- WHAT YOU ARE ASKED TO DO
All of the data should be repeated exactly; pictures are not part of the copy.

- DATASET EXCERPT
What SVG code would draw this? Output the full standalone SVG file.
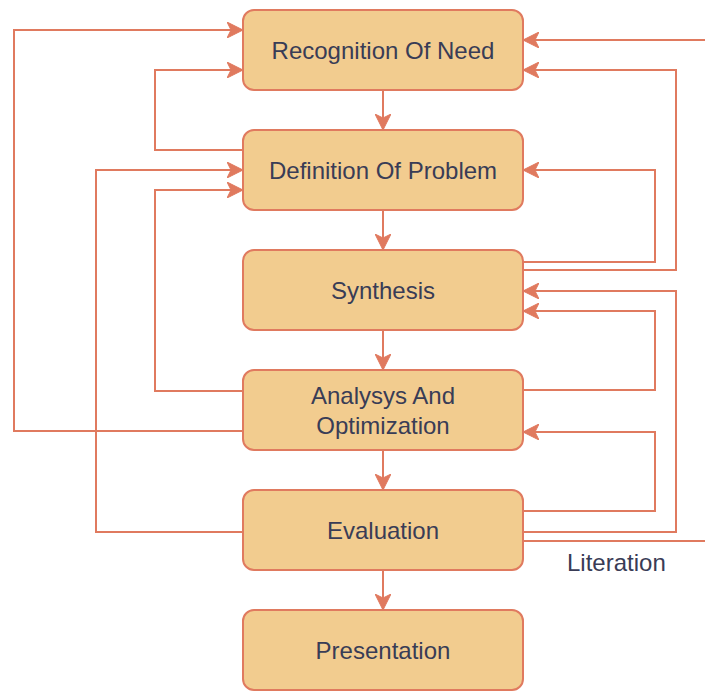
<svg xmlns="http://www.w3.org/2000/svg" width="705" height="692" viewBox="0 0 705 692">
  <style>
    .box rect { fill: #F2CC8F; stroke: #E07A5F; stroke-width: 2; }
    .box text, .lbl { font-family: "Liberation Sans", Arial, sans-serif; font-size: 24px; fill: #393C56; text-anchor: middle; }
    .lbl { text-anchor: start; }
    .edges path { fill: none; stroke: #E07A5F; stroke-width: 2; marker-end: url(#arrow); }
  </style>
  <defs>
    <marker id="arrow" viewBox="0 0 16 16" refX="15" refY="8" markerWidth="16" markerHeight="16" markerUnits="userSpaceOnUse" orient="auto">
      <path d="M0,0 L16,8 L0,16 L4,8 Z" fill="#E07A5F" stroke="#E07A5F" stroke-width="1"/>
    </marker>
  </defs>
  <rect width="705" height="692" fill="#FFFFFF"/>

  <!-- connectors -->
  <g class="edges">
    <!-- main flow -->
    <path d="M383,90 L383,129"/>
    <path d="M383,210 L383,249"/>
    <path d="M383,330 L383,369"/>
    <path d="M383,450 L383,489"/>
    <path d="M383,570 L383,609"/>
    <!-- right-side feedback loops -->
    <path d="M523,541 L720,541 L720,40 L524,40"/>
    <path d="M523,270 L676,270 L676,70 L524,70"/>
    <path d="M523,262 L655,262 L655,170 L524,170"/>
    <path d="M523,532 L676,532 L676,291 L524,291"/>
    <path d="M523,390 L655,390 L655,311 L524,311"/>
    <path d="M523,511 L655,511 L655,432 L524,432"/>
    <!-- left-side feedback loops -->
    <path d="M243,431 L14,431 L14,30 L242,30"/>
    <path d="M243,150 L155,150 L155,70 L242,70"/>
    <path d="M243,532 L96,532 L96,170 L242,170"/>
    <path d="M243,391 L155,391 L155,190 L242,190"/>
  </g>

  <g id="recognition" class="box">
    <rect x="243" y="10" width="280" height="80" rx="11"/>
    <text x="383" y="59">Recognition Of Need</text>
  </g>
  <g id="definition" class="box">
    <rect x="243" y="130" width="280" height="80" rx="11"/>
    <text x="383" y="179">Definition Of Problem</text>
  </g>
  <g id="synthesis" class="box">
    <rect x="243" y="250" width="280" height="80" rx="11"/>
    <text x="383" y="299">Synthesis</text>
  </g>
  <g id="analysis" class="box">
    <rect x="243" y="370" width="280" height="80" rx="11"/>
    <text x="383" y="404">Analysys And</text>
    <text x="383" y="434">Optimization</text>
  </g>
  <g id="evaluation" class="box">
    <rect x="243" y="490" width="280" height="80" rx="11"/>
    <text x="383" y="539">Evaluation</text>
  </g>
  <g id="presentation" class="box">
    <rect x="243" y="610" width="280" height="80" rx="11"/>
    <text x="383" y="659">Presentation</text>
  </g>

  <text class="lbl" x="567" y="571">Literation</text>
</svg>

- WRITTEN RESPONSE
What SVG code would draw this? Output the full standalone SVG file.
<svg xmlns="http://www.w3.org/2000/svg" width="705" height="692" viewBox="0 0 705 692">
  <style>
    .box rect { fill: #F2CC8F; stroke: #E07A5F; stroke-width: 2; }
    .box text, .lbl { font-family: "Liberation Sans", Arial, sans-serif; font-size: 24px; fill: #393C56; text-anchor: middle; }
    .lbl { text-anchor: start; }
    .edges path { fill: none; stroke: #E07A5F; stroke-width: 2; marker-end: url(#arrow); }
  </style>
  <defs>
    <marker id="arrow" viewBox="0 0 16 16" refX="15" refY="8" markerWidth="16" markerHeight="16" markerUnits="userSpaceOnUse" orient="auto">
      <path d="M0,0 L16,8 L0,16 L4,8 Z" fill="#E07A5F" stroke="#E07A5F" stroke-width="1"/>
    </marker>
  </defs>
  <rect width="705" height="692" fill="#FFFFFF"/>

  <!-- connectors -->
  <g class="edges">
    <!-- main flow -->
    <path d="M383,90 L383,129"/>
    <path d="M383,210 L383,249"/>
    <path d="M383,330 L383,369"/>
    <path d="M383,450 L383,489"/>
    <path d="M383,570 L383,609"/>
    <!-- right-side feedback loops -->
    <path d="M523,541 L720,541 L720,40 L524,40"/>
    <path d="M523,270 L676,270 L676,70 L524,70"/>
    <path d="M523,262 L655,262 L655,170 L524,170"/>
    <path d="M523,532 L676,532 L676,291 L524,291"/>
    <path d="M523,390 L655,390 L655,311 L524,311"/>
    <path d="M523,511 L655,511 L655,432 L524,432"/>
    <!-- left-side feedback loops -->
    <path d="M243,431 L14,431 L14,30 L242,30"/>
    <path d="M243,150 L155,150 L155,70 L242,70"/>
    <path d="M243,532 L96,532 L96,170 L242,170"/>
    <path d="M243,391 L155,391 L155,190 L242,190"/>
  </g>

  <g id="recognition" class="box">
    <rect x="243" y="10" width="280" height="80" rx="11"/>
    <text x="383" y="59">Recognition Of Need</text>
  </g>
  <g id="definition" class="box">
    <rect x="243" y="130" width="280" height="80" rx="11"/>
    <text x="383" y="179">Definition Of Problem</text>
  </g>
  <g id="synthesis" class="box">
    <rect x="243" y="250" width="280" height="80" rx="11"/>
    <text x="383" y="299">Synthesis</text>
  </g>
  <g id="analysis" class="box">
    <rect x="243" y="370" width="280" height="80" rx="11"/>
    <text x="383" y="404">Analysys And</text>
    <text x="383" y="434">Optimization</text>
  </g>
  <g id="evaluation" class="box">
    <rect x="243" y="490" width="280" height="80" rx="11"/>
    <text x="383" y="539">Evaluation</text>
  </g>
  <g id="presentation" class="box">
    <rect x="243" y="610" width="280" height="80" rx="11"/>
    <text x="383" y="659">Presentation</text>
  </g>

  <text class="lbl" x="567" y="571">Literation</text>
</svg>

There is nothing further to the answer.